By allowing losses to be recognised against earlier profits, loss carry back will be particularly valuable for established businesses that have been profitable in recent years but experience a temporary downturn.

It will also support otherwise profitable small companies that incur a tax loss because they have invested in new assets, including those that are eligible for the permanently extended instant asset write‑off.

This is all about improving cash flow and helping firms remain resilient through periods of adjustment or broader economic shocks.

Loss carry back is expected to benefit up to 85,000 companies each year, mostly small businesses, with the largest impacts in construction, manufacturing, professional and scientific services, finance and insurance, and wholesale trade.

Speaker, the government is also making the instant asset write‑off permanent to give small businesses the certainty they need and deserve.

This is all about backing small businesses, cutting compliance costs and helping them invest with confidence.

Schedule 2 to the Bill amends the Income Tax Assessment Act 1997 and the Income Tax (Transitional Provisions) Act 1997 to permanently extend the $20,000 instant asset write‑off from 1 July 2026.

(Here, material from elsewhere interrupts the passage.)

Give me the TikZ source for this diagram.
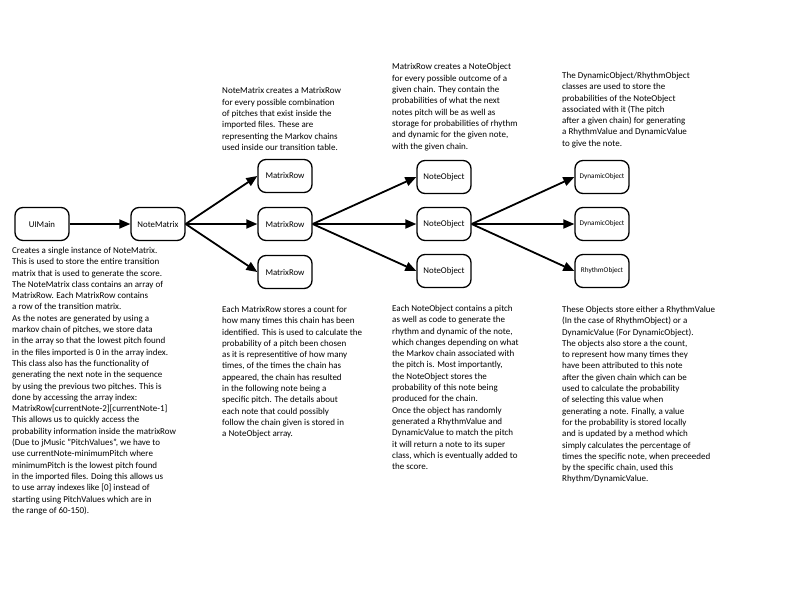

Up to 4.1 million businesses with aggregated annual turnover of less than $10 million will be able to immediately deduct eligible assets costing less than $20,000 from 1 July 2026.

The $20,000 threshold will continue to apply on a per asset basis, so small businesses can instantly write‑off multiple assets.

Assets costing $20,000 or more can be placed into the small business simplified depreciation pool and depreciated at 15 per cent in the first income year and 30 per cent each income year thereafter.

The lock‑out rules, which prevent small businesses from re‑entering the simplified depreciation regime for 5 years if they opt‑out, will continue to be suspended until 30 June 2027 so that small businesses can take advantage of the measure.

The permanent $20,000 instant asset write‑off is estimated to reduce ongoing compliance costs for small business by around $32 million per year.

It's part of our plan in the Budget to cut red tape and compliance costs by $10.2 billion a year.

Finally, Schedule 3 to the Bill provides an income tax exemption for income derived in respect of employment with the PNG Chiefs Limited, the new PNG‑based National Rugby League franchise.

This exemption seeks to ensure that income tax exemptions legislated by the Papua New Guinea government for players and staff of the PNG Chiefs Limited will operate as intended.

Schedule 3 is connected to the government's broader strategy to listen and act on the priorities of our alliance partner and closest neighbour - Papua New Guinea - and support rugby league in the Pacific.

The establishment of a PNG team in the NRL is an important symbol of the deep partnership between Australia and PNG. This partnership is underpinned by shared strategic trust and commitment to delivering peace, prosperity and opportunity for the people of Papua New Guinea and Australia.

Introducing these arrangements as part of this Bill will provide certainty and support the effective administration of the tax arrangements PNG has put in place.

Speaker, these are sensible changes and ones I hope this entire chamber can get behind.

But they are changes that took an ambitious Labor government to introduce, and an ambitious Labor government to make permanent.

It was Labor that first introduced the instant asset write‑off in 2011.

And it was Labor that introduced loss carry back at that time as well.

Disappointingly, these important measures to support business were unwound when the Coalition came to office.

It took those opposite years to realise what a mistake they made and bring these measures back, but even then, only temporarily.

Now, we're making both of these tax measures permanent - because Labor backs Australian businesses and is invested in helping them grow and get ahead.

That's what these measures are all about.

That's what our $3.8 billion in business tax relief is all about.

It's what our plan to create a more productive economy, to cut $10.2 billion of red tape, to grow GDP by $13 billion by working with the states, and to encourage innovation and risk‑taking is all about.

We are proud of this Bill and we are proud of our ambitious tax reform package.

And that is why I commend the Bill to the House.